**Goal:** Don't include pictures. Quote the lines below from the first through the line that contains "const seriesNames = ['Gross".

**Dataset section:**
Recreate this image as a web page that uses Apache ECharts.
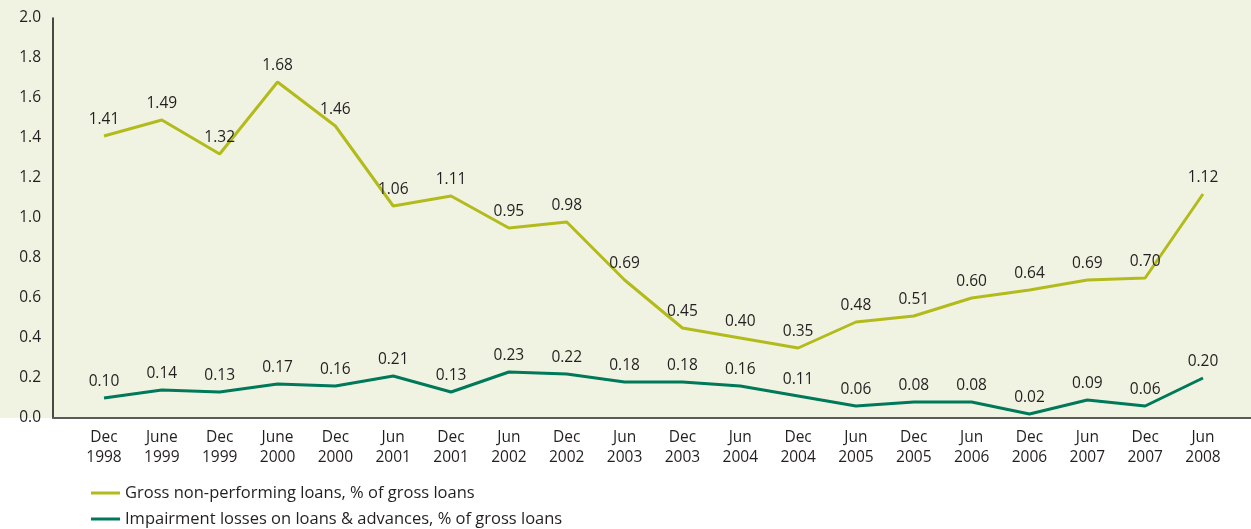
<!DOCTYPE html>
<html><head><meta charset="utf-8">
<script src="https://cdn.jsdelivr.net/npm/echarts@6/dist/echarts.min.js"></script>
<style>html,body{margin:0;padding:0;background:#fff}#c{width:1251px;height:529px}</style>
</head><body><div id="c"></div>
<script>
const categories = ['Dec\n1998','June\n1999','Dec\n1999','June\n2000','Dec\n2000','Jun\n2001','Dec\n2001','Jun\n2002','Dec\n2002','Jun\n2003','Dec\n2003','Jun\n2004','Dec\n2004','Jun\n2005','Dec\n2005','Jun\n2006','Dec\n2006','Jun\n2007','Dec\n2007','Jun\n2008'];
const grossNPL = [1.41,1.49,1.32,1.68,1.46,1.06,1.11,0.95,0.98,0.69,0.45,0.40,0.35,0.48,0.51,0.60,0.64,0.69,0.70,1.12];
const impairment = [0.10,0.14,0.13,0.17,0.16,0.21,0.13,0.23,0.22,0.18,0.18,0.16,0.11,0.06,0.08,0.08,0.02,0.09,0.06,0.20];
const seriesNames = ['Gross non-performing loans, % of gross loans','Impairment losses on loans & advances, % of gross loans'];

const FONT = '"Open Sans", sans-serif';
const TXT = '#231f20';
const chart = echarts.init(document.getElementById('c'), null, {renderer:'canvas'});
const lbl = {show:true, position:'top', distance:8, color:TXT, fontFamily:FONT, fontSize:15.5, formatter:p=>p.value.toFixed(2)};
chart.setOption({
  animation:false,
  graphic:[{type:'rect', shape:{x:0,y:0,width:1251,height:418}, style:{fill:'#f0f3e1'}, z:-10, silent:true}],
  grid:[
    {left:53, right:0, top:18, bottom:111},
    {left:104, right:48, top:18, bottom:111}
  ],
  legend:{
    orient:'vertical', left:86, top:478, height:100, itemGap:6, itemWidth:29, itemHeight:3, icon:'rect',
    textStyle:{color:TXT, fontFamily:FONT, fontSize:16.5, lineHeight:20},
    data:seriesNames
  },
  xAxis:[
    {type:'value', gridIndex:0, min:0, max:1, axisLine:{show:true, lineStyle:{color:'#5a5a5a', width:2}}, axisTick:{show:false}, axisLabel:{show:false}, splitLine:{show:false}},
    {type:'category', gridIndex:1, data:categories, boundaryGap:false, axisLine:{show:false}, axisTick:{show:false}, splitLine:{show:false},
     axisLabel:{interval:0, margin:10, color:TXT, fontFamily:FONT, fontSize:15.5, lineHeight:20}}
  ],
  yAxis:[
    {type:'value', gridIndex:0, min:0, max:2, interval:0.2, axisLine:{show:true, lineStyle:{color:'#111', width:1.5}}, axisTick:{show:false}, splitLine:{show:false},
     axisLabel:{margin:12, color:TXT, fontFamily:FONT, fontSize:15.5, formatter:v=>v.toFixed(1), padding:[0,0,6,0]}},
    {type:'value', gridIndex:1, min:0, max:2, show:false}
  ],
  series:[
    {name:seriesNames[0], type:'line', xAxisIndex:1, yAxisIndex:1, data:grossNPL, symbol:'circle', symbolSize:0, showSymbol:true, lineStyle:{color:'#b3bb1c', width:3}, itemStyle:{color:'#b3bb1c'}, label:lbl},
    {name:seriesNames[1], type:'line', xAxisIndex:1, yAxisIndex:1, data:impairment, symbol:'circle', symbolSize:0, showSymbol:true, lineStyle:{color:'#00785a', width:3}, itemStyle:{color:'#00785a'}, label:lbl}
  ]
});
</script></body></html>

**Solution to the problem:**
Recreate this image as a web page that uses Apache ECharts.
<!DOCTYPE html>
<html><head><meta charset="utf-8">
<script src="https://cdn.jsdelivr.net/npm/echarts@6/dist/echarts.min.js"></script>
<style>html,body{margin:0;padding:0;background:#fff}#c{width:1251px;height:529px}</style>
</head><body><div id="c"></div>
<script>
const categories = ['Dec\n1998','June\n1999','Dec\n1999','June\n2000','Dec\n2000','Jun\n2001','Dec\n2001','Jun\n2002','Dec\n2002','Jun\n2003','Dec\n2003','Jun\n2004','Dec\n2004','Jun\n2005','Dec\n2005','Jun\n2006','Dec\n2006','Jun\n2007','Dec\n2007','Jun\n2008'];
const grossNPL = [1.41,1.49,1.32,1.68,1.46,1.06,1.11,0.95,0.98,0.69,0.45,0.40,0.35,0.48,0.51,0.60,0.64,0.69,0.70,1.12];
const impairment = [0.10,0.14,0.13,0.17,0.16,0.21,0.13,0.23,0.22,0.18,0.18,0.16,0.11,0.06,0.08,0.08,0.02,0.09,0.06,0.20];
const seriesNames = ['Gross non-performing loans, % of gross loans','Impairment losses on loans & advances, % of gross loans'];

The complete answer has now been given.